Avant l'après, il y a le pendant. Et dans la nuit de jeudi à vendredi, les forces israéliennes ont multiplié à nouveau les frappes dans le sud et le centre de la bande de Gaza, où des témoins ont d'ailleurs fait état d'intenses combats.

Des raids aériens et des tirs d'artillerie israéliens ont touché jeudi Khan Younès, grande ville du sud de la bande de Gaza devenue l'épicentre des opérations, selon un journaliste de l'AFP.

A la morgue de l'hôpital local Nasser, Baha Abou Hatab, en pleurs, était penché au-dessus des corps de ses neveux. «Ils ont été évacués dans un champ agricole, où ils ont construit une tente pour se protéger du froid, mais les frappes aériennes israéliennes les ont touchés pendant qu'ils dormaient. Pourquoi? Parce que ce sont des enfants? Parce qu'ils menacent Israël et les Etats-Unis?», a-t-il sangloté.

Depuis le début des hostilités, 22'438 personnes, majoritairement des femmes, adolescents et enfants, ont été tuées dans la bande de Gaza, soit désormais près de 1% de la population du territoire, selon le dernier bilan du ministère de la Santé du Hamas jeudi.

Israël a juré de «détruire» le Hamas après son attaque inédite sur le sol israélien le 7 octobre, qui a fait environ 1.140 morts, essentiellement des civils, selon un décompte de l'AFP à partir de données officielles israéliennes.

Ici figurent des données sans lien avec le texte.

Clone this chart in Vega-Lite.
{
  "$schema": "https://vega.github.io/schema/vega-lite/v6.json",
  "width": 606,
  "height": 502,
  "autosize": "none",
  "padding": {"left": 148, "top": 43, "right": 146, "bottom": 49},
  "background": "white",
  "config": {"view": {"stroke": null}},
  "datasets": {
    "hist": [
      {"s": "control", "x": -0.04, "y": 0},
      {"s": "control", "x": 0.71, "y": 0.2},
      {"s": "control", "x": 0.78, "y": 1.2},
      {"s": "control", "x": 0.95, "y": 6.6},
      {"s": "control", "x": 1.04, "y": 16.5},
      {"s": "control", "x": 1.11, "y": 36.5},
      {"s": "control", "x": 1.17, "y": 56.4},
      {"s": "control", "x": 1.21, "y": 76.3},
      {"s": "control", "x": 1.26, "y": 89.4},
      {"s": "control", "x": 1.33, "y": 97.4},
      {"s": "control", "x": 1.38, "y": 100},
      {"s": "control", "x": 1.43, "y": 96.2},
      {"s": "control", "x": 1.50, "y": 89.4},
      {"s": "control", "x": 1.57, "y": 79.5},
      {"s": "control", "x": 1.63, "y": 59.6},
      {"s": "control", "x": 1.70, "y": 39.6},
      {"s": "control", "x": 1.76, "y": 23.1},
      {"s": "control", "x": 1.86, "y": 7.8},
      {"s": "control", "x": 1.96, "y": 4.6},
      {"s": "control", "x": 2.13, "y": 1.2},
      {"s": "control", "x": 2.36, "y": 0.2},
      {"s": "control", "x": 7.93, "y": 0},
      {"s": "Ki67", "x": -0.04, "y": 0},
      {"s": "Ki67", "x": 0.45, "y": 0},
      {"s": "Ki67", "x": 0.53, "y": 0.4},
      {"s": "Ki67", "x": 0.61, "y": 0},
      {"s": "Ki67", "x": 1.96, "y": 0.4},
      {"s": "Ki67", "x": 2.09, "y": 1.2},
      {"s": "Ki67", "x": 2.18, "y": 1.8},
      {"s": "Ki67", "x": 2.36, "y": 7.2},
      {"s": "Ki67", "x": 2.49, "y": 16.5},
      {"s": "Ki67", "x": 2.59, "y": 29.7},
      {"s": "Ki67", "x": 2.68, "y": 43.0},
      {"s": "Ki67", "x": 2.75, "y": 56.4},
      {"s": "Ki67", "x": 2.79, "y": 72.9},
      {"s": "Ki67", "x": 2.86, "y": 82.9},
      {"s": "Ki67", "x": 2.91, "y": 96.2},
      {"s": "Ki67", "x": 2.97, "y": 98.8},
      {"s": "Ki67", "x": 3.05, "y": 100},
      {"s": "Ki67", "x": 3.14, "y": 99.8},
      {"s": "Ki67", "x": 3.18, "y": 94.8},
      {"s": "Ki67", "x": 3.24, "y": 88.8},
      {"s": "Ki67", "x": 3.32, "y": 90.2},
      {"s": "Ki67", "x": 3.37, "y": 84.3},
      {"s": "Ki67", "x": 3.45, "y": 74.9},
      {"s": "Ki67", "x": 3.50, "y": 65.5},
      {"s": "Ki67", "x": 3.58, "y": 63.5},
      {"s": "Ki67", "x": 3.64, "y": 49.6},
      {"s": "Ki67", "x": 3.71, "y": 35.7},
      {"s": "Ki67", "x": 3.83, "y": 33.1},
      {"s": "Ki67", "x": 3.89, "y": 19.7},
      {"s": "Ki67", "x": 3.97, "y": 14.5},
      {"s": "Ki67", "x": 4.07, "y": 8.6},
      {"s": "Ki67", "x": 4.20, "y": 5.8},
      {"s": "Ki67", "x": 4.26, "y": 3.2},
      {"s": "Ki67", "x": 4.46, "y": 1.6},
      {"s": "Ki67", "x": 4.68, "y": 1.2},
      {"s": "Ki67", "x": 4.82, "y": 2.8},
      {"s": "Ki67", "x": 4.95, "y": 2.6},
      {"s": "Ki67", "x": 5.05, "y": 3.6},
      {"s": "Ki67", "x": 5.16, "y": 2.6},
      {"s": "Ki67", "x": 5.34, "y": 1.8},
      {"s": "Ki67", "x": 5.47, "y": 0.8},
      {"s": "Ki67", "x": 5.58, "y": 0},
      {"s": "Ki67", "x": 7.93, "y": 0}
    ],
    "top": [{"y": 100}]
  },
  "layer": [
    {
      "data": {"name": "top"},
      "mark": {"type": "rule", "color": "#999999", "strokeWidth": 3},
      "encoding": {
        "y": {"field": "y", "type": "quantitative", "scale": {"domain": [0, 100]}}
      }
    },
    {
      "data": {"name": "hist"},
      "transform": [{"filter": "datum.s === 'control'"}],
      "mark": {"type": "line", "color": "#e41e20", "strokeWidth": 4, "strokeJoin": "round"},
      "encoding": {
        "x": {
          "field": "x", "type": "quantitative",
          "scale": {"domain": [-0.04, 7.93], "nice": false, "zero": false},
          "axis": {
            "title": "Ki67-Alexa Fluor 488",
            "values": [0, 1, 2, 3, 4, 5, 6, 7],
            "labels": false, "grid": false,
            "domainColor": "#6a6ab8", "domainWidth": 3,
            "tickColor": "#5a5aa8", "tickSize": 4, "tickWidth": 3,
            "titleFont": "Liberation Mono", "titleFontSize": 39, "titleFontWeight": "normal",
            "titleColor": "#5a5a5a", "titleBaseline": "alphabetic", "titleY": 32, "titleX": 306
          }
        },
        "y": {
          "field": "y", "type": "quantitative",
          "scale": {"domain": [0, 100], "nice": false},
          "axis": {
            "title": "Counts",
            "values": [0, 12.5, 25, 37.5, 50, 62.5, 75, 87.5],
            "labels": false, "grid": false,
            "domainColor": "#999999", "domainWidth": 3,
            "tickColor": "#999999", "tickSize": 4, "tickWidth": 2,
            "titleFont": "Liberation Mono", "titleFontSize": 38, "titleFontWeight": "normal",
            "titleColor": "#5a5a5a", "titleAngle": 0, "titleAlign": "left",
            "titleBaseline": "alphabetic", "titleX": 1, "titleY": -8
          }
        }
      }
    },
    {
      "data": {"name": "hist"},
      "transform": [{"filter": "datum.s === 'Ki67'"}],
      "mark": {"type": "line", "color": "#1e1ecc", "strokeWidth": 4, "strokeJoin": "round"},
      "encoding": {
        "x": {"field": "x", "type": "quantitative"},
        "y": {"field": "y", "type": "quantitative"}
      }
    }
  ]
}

Environ 250 personnes ont été enlevées et emmenées à Gaza, dont une centaine ont été libérées lors d'une trêve fin novembre.

L'armée israélienne a annoncé jeudi soir que trois Israéliens portés disparus depuis le 7 octobre sont retenus en otage à Gaza, portant à 132 le nombre de personnes toujours aux mains du mouvement, classé organisation terroriste par les Etats-Unis, Israël et l'Union européenne.

Le retour de Blinken

Les craintes de voir cette guerre embraser le Moyen-Orient se sont encore accrues après l'élimination mardi à Beyrouth du numéro deux du Hamas, Saleh al-Arouri, tué par une frappe aérienne attribuée à Israël.

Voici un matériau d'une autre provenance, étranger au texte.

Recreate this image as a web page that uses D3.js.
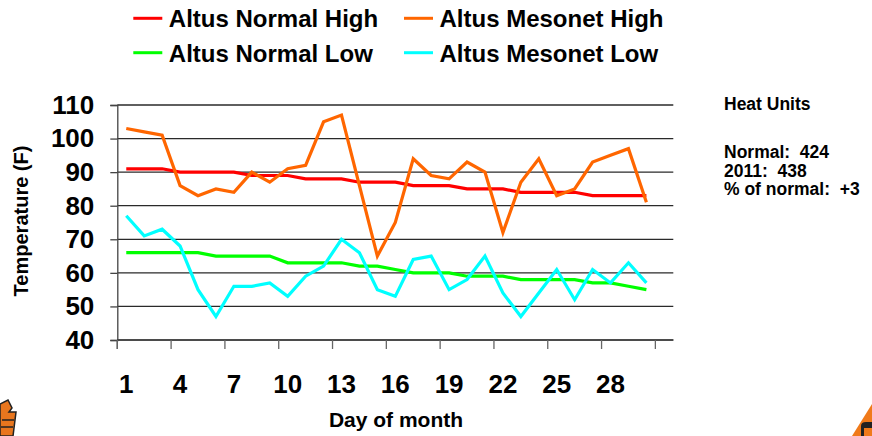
<!DOCTYPE html>
<html><head><meta charset="utf-8">
<script src="https://cdn.jsdelivr.net/npm/d3@7"></script>
<style>
html,body{margin:0;padding:0;background:#fff;}
svg{display:block;}
text{font-family:Arial,"Liberation Sans",sans-serif;font-weight:bold;fill:#000;}
</style></head>
<body>
<script>
const days = d3.range(1, 31);
const categories = d3.range(1, 32);
const normalHigh = [91,91,91,90,90,90,90,89,89,89,88,88,88,87,87,87,86,86,86,85,85,85,84,84,84,84,83,83,83,83];
const mesonetHigh = [103,102,101,86,83,85,84,90,87,91,92,105,107,86,65,75,94,89,88,93,90,72,87,94,83,85,93,95,97,81];
const normalLow = [66,66,66,66,66,65,65,65,65,63,63,63,63,62,62,61,60,60,60,59,59,59,58,58,58,58,57,57,56,55];
const mesonetLow = [77,71,73,68,55,47,56,56,57,53,59,62,70,66,55,53,64,65,55,58,65,54,47,54,61,52,61,57,63,57];
const xTickLabels = [1,4,7,10,13,16,19,22,25,28];
const yTicks = [40,50,60,70,80,90,100,110];
const seriesNames = ["Altus Normal High","Altus Mesonet High","Altus Normal Low","Altus Mesonet Low"];
const seriesColors = ["#ff0000","#ff6600","#00ff00","#00ffff"];
const heatLines = ["Normal:  424","2011:  438","% of normal:  +3"];

const W = 872, H = 436;
const svg = d3.select("body").append("svg").attr("width", W).attr("height", H);

const x = d3.scaleBand().domain(categories).range([117.3, 673.3]).padding(0);
const y = d3.scaleLinear().domain([40, 110]).range([340, 105]);
const cx = d => x(d) + x.bandwidth() / 2;

// gridlines
svg.append("g").selectAll("line").data(yTicks).join("line")
  .attr("x1", 117.3).attr("x2", 673.3)
  .attr("y1", d => y(d)).attr("y2", d => y(d))
  .attr("stroke", "#2a2a2a").attr("stroke-width", 1.3);

// y axis
const yAxis = svg.append("g").attr("transform", "translate(117.3,0)")
  .call(d3.axisLeft(y).tickValues(yTicks).tickSize(7).tickPadding(16));
yAxis.select(".domain").attr("stroke", "#444").attr("stroke-width", 1.3);
yAxis.selectAll(".tick line").attr("stroke", "#444").attr("stroke-width", 1.3);
yAxis.selectAll(".tick text").attr("font-size", 26).attr("font-family", "Arial, 'Liberation Sans', sans-serif").attr("font-weight", "bold").attr("fill", "#000");

// x axis
const tickBounds = d3.range(0, 31, 3).map(i => 117.3 + i * x.bandwidth());
svg.append("line").attr("x1", 117.3).attr("x2", 673.3).attr("y1", 340).attr("y2", 340)
  .attr("stroke", "#444").attr("stroke-width", 1.3);
svg.append("line").attr("x1", 117.3).attr("x2", 117.3).attr("y1", 340).attr("y2", 349)
  .attr("stroke", "#444").attr("stroke-width", 1.3);
svg.append("g").selectAll("line").data(tickBounds).join("line")
  .attr("x1", d => d).attr("x2", d => d).attr("y1", 340).attr("y2", 349)
  .attr("stroke", "#666").attr("stroke-width", 1.3);
svg.append("g").selectAll("text").data(xTickLabels).join("text")
  .attr("x", d => cx(d)).attr("y", 393).attr("text-anchor", "middle")
  .attr("font-size", 26).text(d => d);

// series lines
const allSeries = [normalHigh, mesonetHigh, normalLow, mesonetLow];
const line = d3.line().x((d, i) => cx(days[i])).y(d => y(d));
const drawOrder = [0, 2, 1, 3];
drawOrder.forEach(k => {
  svg.append("path").datum(allSeries[k]).attr("d", line)
    .attr("fill", "none").attr("stroke", seriesColors[k]).attr("stroke-width", 3.2)
    .attr("stroke-linejoin", "miter");
});

// legend
const legPos = [[133.3, 18.3], [404, 18.3], [133.3, 52.7], [404, 52.7]];
seriesNames.forEach((n, k) => {
  const [lx, ly] = legPos[k];
  svg.append("line").attr("x1", lx).attr("x2", lx + 29).attr("y1", ly).attr("y2", ly)
    .attr("stroke", seriesColors[k]).attr("stroke-width", 3);
  svg.append("text").attr("x", lx + 35.5).attr("y", ly + 9).attr("font-size", 24).text(n);
});

// axis titles
svg.append("text").attr("transform", "translate(27.5,221) rotate(-90)")
  .attr("text-anchor", "middle").attr("font-size", 20).text("Temperature (F)");
svg.append("text").attr("x", 396).attr("y", 427).attr("text-anchor", "middle")
  .attr("font-family", "Lato, 'Open Sans', sans-serif").attr("font-size", 21).text("Day of month");

// heat units
svg.append("text").attr("x", 724).attr("y", 110).attr("font-size", 17.5).text("Heat Units");
heatLines.forEach((t, i) => {
  svg.append("text").attr("x", 724).attr("y", 158 + i * 18.5).attr("font-size", 17.5)
    .attr("xml:space", "preserve").style("white-space", "pre").text(t);
});

// corner logos (partial)
const lg = svg.append("g");
lg.append("path").attr("d", "M0,404 L8,400 L12,408 L9,412 L16,412 L13,436 L0,436 Z")
  .attr("fill", "#e8761e").attr("stroke", "#222").attr("stroke-width", 1.5);
lg.append("path").attr("d", "M2,420 L14,420 M1,427 L13,427").attr("stroke", "#222").attr("stroke-width", 1.5);
const rg = svg.append("g");
rg.append("path").attr("d", "M872,404 L872,436 L852,436 Z").attr("fill", "#f07a1a");
rg.append("path").attr("d", "M861,436 L861,426 Q861,422 866,422 L872,422 L872,436 Z").attr("fill", "#222");
rg.append("path").attr("d", "M864,436 L864,428 L872,428 L872,436 Z").attr("fill", "#f07a1a");
</script>
</body></html>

«L'ennemi pense qu'avec l'assassinat de Saleh al-Arouri, il peut vaincre la résistance et imposer ses conditions (...) mais il a échoué, et ne pourra jamais pousser le Hamas à abandonner ses revendications, sa vision et sa stratégie», a assuré, dans un discours retransmis à la foule, le chef du Hamas, Ismaïl Haniyeh.

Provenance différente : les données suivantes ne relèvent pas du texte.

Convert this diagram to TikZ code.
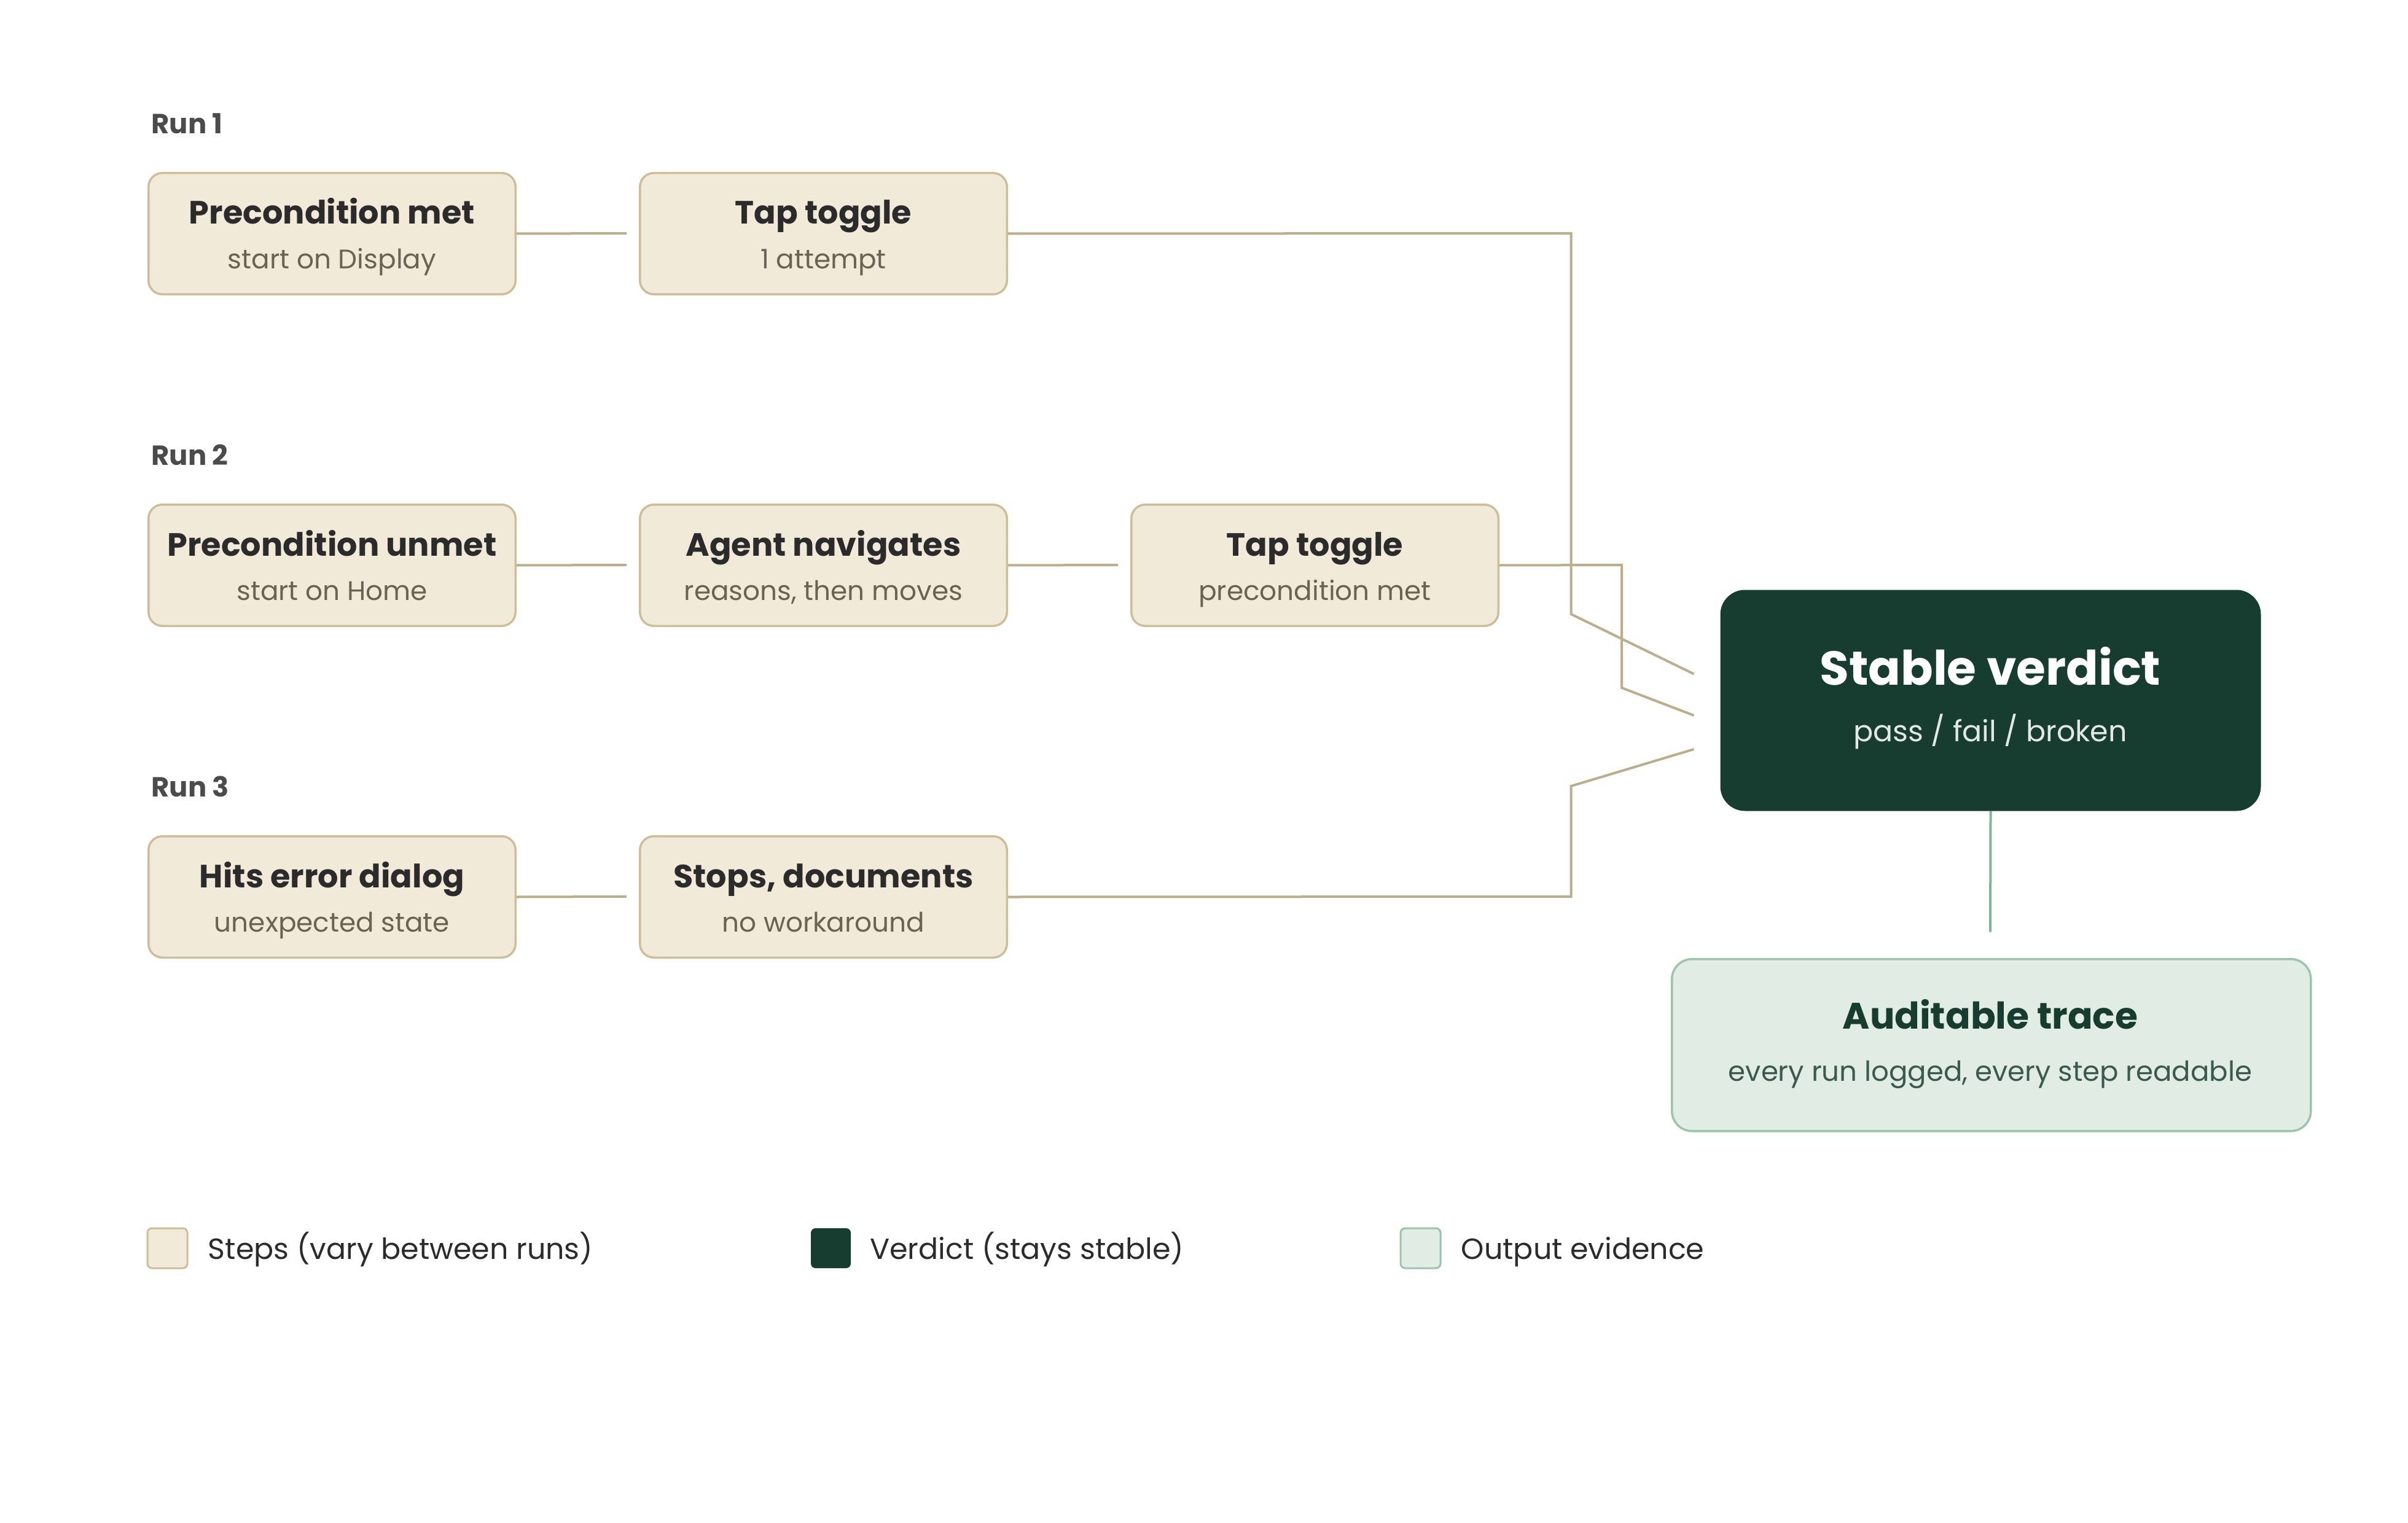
\documentclass[tikz,border=0pt]{standalone}
\usepackage{fontspec}
\setmainfont{Poppins}
\definecolor{stepfill}{HTML}{F2EAD8}
\definecolor{stepdraw}{HTML}{CDBE9A}
\definecolor{linec}{HTML}{BCAE8C}
\definecolor{verd}{HTML}{173D31}
\definecolor{outfill}{HTML}{E1EDE4}
\definecolor{outdraw}{HTML}{9CC4AC}
\definecolor{greenline}{HTML}{7FB59A}
\definecolor{txt}{HTML}{2B2B2B}
\definecolor{subtxt}{HTML}{6A6355}
\begin{document}
\begin{tikzpicture}[x=1pt,y=-1pt,
 stepbox/.style={draw=stepdraw,fill=stepfill,line width=1.4pt,rounded corners=9pt,minimum width=239pt,minimum height=79pt,anchor=north west,inner sep=0pt},
 ttl/.style={font=\fontsize{21}{24}\selectfont\bfseries,text=txt,anchor=base},
 sub/.style={font=\fontsize{17.5}{20}\selectfont,text=subtxt,anchor=base},
 run/.style={font=\fontsize{18}{20}\selectfont\bfseries,text=txt!85,anchor=base west},
 con/.style={draw=linec,line width=1.6pt},
 leg/.style={font=\fontsize{19}{22}\selectfont,text=txt,anchor=base west}]
\useasboundingbox (0,0) rectangle (1568,992);
\node[run] (r1) at (95,87) {Run 1};
\node[run] (r2) at (95,303) {Run 2};
\node[run] (r3) at (95,519) {Run 3};
% rows
\node[stepbox] (a1) at (96,112) {};
\node[stepbox] (b1) at (416,112) {};
\node[stepbox] (a2) at (96,328) {};
\node[stepbox] (b2) at (416,328) {};
\node[stepbox] (c2) at (736,328) {};
\node[stepbox] (a3) at (96,544) {};
\node[stepbox] (b3) at (416,544) {};
\newcommand{\steptext}[3]{\node[ttl] at ([yshift=-34pt]#1.north) {#2};\node[sub] at ([yshift=-63pt]#1.north) {#3};}
\steptext{a1}{Precondition met}{start on Display}
\steptext{b1}{Tap toggle}{1 attempt}
\steptext{a2}{Precondition unmet}{start on Home}
\steptext{b2}{Agent navigates}{reasons, then moves}
\steptext{c2}{Tap toggle}{precondition met}
\steptext{a3}{Hits error dialog}{unexpected state}
\steptext{b3}{Stops, documents}{no workaround}
% verdict
\node[fill=verd,rounded corners=16pt,minimum width=352pt,minimum height=144pt,anchor=north west,inner sep=0pt] (v) at (1120,384) {};
\node[font=\fontsize{31}{36}\selectfont\bfseries,text=white,anchor=base] (vt) at (1296,446) {Stable verdict};
\node[font=\fontsize{19}{22}\selectfont,text=white!88!verd,anchor=base] (vs) at (1296,483) {pass / fail / broken};
\node[draw=outdraw,fill=outfill,line width=1.4pt,rounded corners=13pt,minimum width=416pt,minimum height=112pt,anchor=north west,inner sep=0pt] (o) at (1088,624) {};
\node[font=\fontsize{24}{28}\selectfont\bfseries,text=verd,anchor=base] (ot) at (1296,670) {Auditable trace};
\node[font=\fontsize{18}{21}\selectfont,text=verd!85,anchor=base] (os) at (1296,704) {every run logged, every step readable};
% connectors
\coordinate (e1) at (408,152);
\coordinate (e2) at (408,368);
\coordinate (e3) at (728,368);
\coordinate (e4) at (408,584);
\coordinate (v1) at (1103,439);
\coordinate (v2) at (1103,466);
\coordinate (v3) at (1103,488);
\coordinate (og) at (1296,607);
\draw[con] (a1.east) -- (e1);
\draw[con] (a2.east) -- (e2);
\draw[con] (b2.east) -- (e3);
\draw[con] (a3.east) -- (e4);
\draw[con] (b1.east) -- (1023,152) -- (1023,400) -- (v1);
\draw[con] (c2.east) -- (1056,368) -- (1056,448) -- (v2);
\draw[con] (b3.east) -- (1023,584) -- (1023,512) -- (v3);
\draw[draw=greenline,line width=1.6pt] (v.south) -- (og);
% legend
\node[draw=stepdraw,fill=stepfill,line width=1.2pt,rounded corners=3pt,minimum size=26pt,inner sep=0pt] (l1) at (109,813) {};
\node[leg] (l1t) at (132,820) {Steps (vary between runs)};
\node[fill=verd,rounded corners=3pt,minimum size=26pt,inner sep=0pt] (l2) at (541,813) {};
\node[leg] (l2t) at (563,820) {Verdict (stays stable)};
\node[draw=outdraw,fill=outfill,line width=1.2pt,rounded corners=3pt,minimum size=26pt,inner sep=0pt] (l3) at (925,813) {};
\node[leg] (l3t) at (948,820) {Output evidence};
\end{tikzpicture}
\end{document}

Hassan Nasrallah, le chef du Hezbollah libanais, mouvement islamiste proche de l'Iran et allié du Hamas, a mis en garde Israël contre toute nouvelle escalade après la mort de Saleh al-Arouri.

En Israël, le chef d'état-major de l'armée, Herzi Halevi, a indiqué que ses troupes étaient en état d'alerte à la frontière avec le Liban, théâtre quasi-quotidien d'échanges de tirs depuis le début de la guerre entre Israël et le Hamas.

Et alors que plusieurs chancelleries se sont inquiétées d'un risque d'escalade de ce conflit notamment en Iran, où une attaque revendiquée par le groupe jihadiste Etat islamique (EI) a fait 84 morts mercredi près de la tombe de Qassem Soleimani, ex-architecte des opérations iraniennes au Moyen-Orient.

En mer Rouge, les rebelles Houthis, soutenus par l'Iran, multiplient les attaques pour freiner le trafic maritime en «soutien» à Gaza, tandis que les tensions se multiplient en Syrie et en Irak, où des bases américaines sont prises pour cible.

Antony Blinken doit quitter jeudi soir Washington pour sa quatrième tournée au Moyen-Orient depuis le début de la guerre entre Israël et le Hamas, où il entend plaider pour une aide accrue en direction de la bande de Gaza et des moyens d'éviter l'embrasement dans un contexte régional à cran.

Après la Turquie, il se rendra en Israël, en Cisjordanie occupée, en Jordanie, au Qatar, aux Emirats arabes unis, en Arabie saoudite et en Egypte. Avant le départ, son porte-parole avait déjà prévenu: «Nous ne nous attendons pas à ce que toutes les conversations de ce voyage soient faciles».